Later, of course, iOS got too cluttered and it became about getting picked there, as well - seems like you now have to get featured to make it on iOS.
As the last gen of platforms got cluttered, being picked by an award committee was a big help. Winning the IGF seemed to be a secret to success. Or being picked to be featured on the Xbox Live front page.
Now there are new platforms, and they're open, but who gets picked to get a dev kit first? Who is lucky enough to be picked to put out a launch title? These open platforms will become cluttered faster than ever. How are our titles going to stand out?
I include Kickstarter amongst these open platforms. (I've said it before and I've said it again, one awesome thing about Kickstarter is that you only get a limited time on there - clutter on Kickstarter grows linearly instead of exponentially.)
Now we have to get picked by youtubers and journalists. (My Kickstarter wouldn't have done so well if it wasn't for Rock Paper Shotgun and Penny Arcade; if Yahtzee Croshaw and Nerd Cubed hadn't tweeted about it.) And it still helps a lot to be picked by award shows.
The encouraging thing? Instead of being picked by just one or a few make-or-break people, there's *lots* of people doing the picking. Now the goal is to be picked by a bunch of them, each with their own reach.
And this is either bad news or good news, depending on how you look at it: being picked is contagious. The more you get picked, the more you get picked. Which means it's slow to start but you can eventually get to a tipping point.
So where do you start? First, you pick yourself.
And don't, don't, don't overfocus on one picker. Torpex put all its eggs into a basket with a particular publisher. When we ran out of money, and the publisher passed, we were done. If you're counting on a deal to come through or a particular youtuber to cover you ... yikes.
Throw a wide net. Journalists, youtubers, reddit, your social networks, the indie evangelists at the console companies (I leave it as an exercise to the student to dig up their contact info: Shahid Ahmad, Chris Charla, Nick Suttner, Dan Adelman, Bob Mills...), everyone you meet who you think might be interested in what you're making. You submit to every damn contest you know about. (I'm still kicking myself that I somehow forgot to submit to IGF this year.
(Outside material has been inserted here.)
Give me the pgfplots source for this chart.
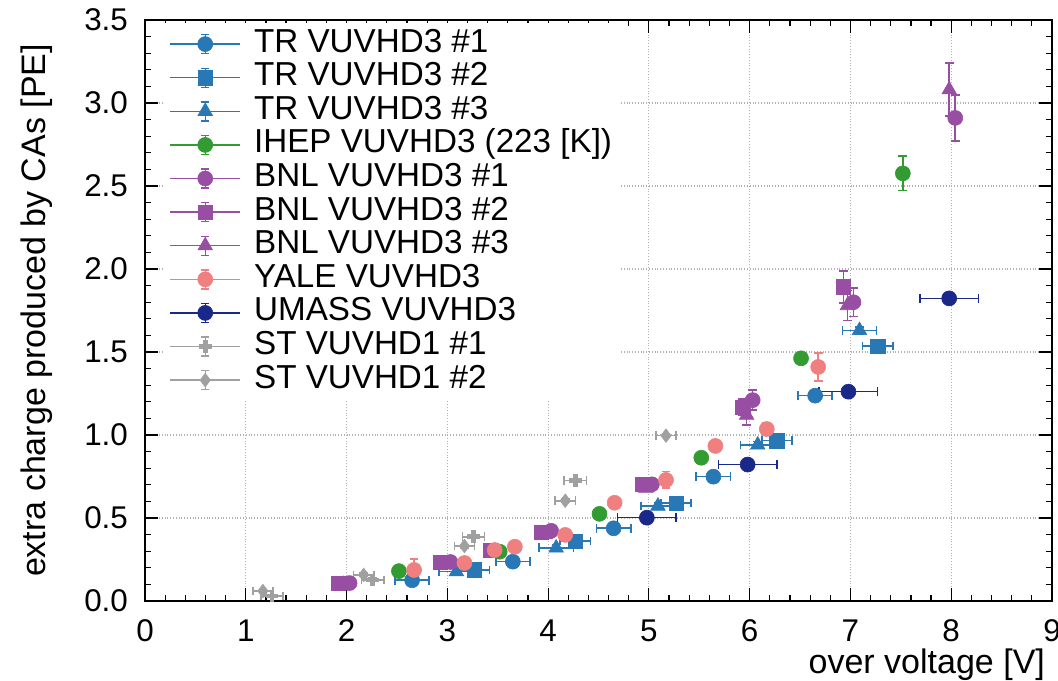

It's in my calendar for next year, at least.) You go to the trade shows you can afford. (I'm even trying to get into indie Megabooth this year.) And when someone does pick you, it's okay to accept a deal that might only break even or even end up with a small loss, because of that tertiary the-more-you-get-picked-the-more-you-get-picked effect.
I find that Energy Hook is being picked more and more, and I don't feel as powerless as I did in the days of, "This one publisher better greenlight us or it's the end!"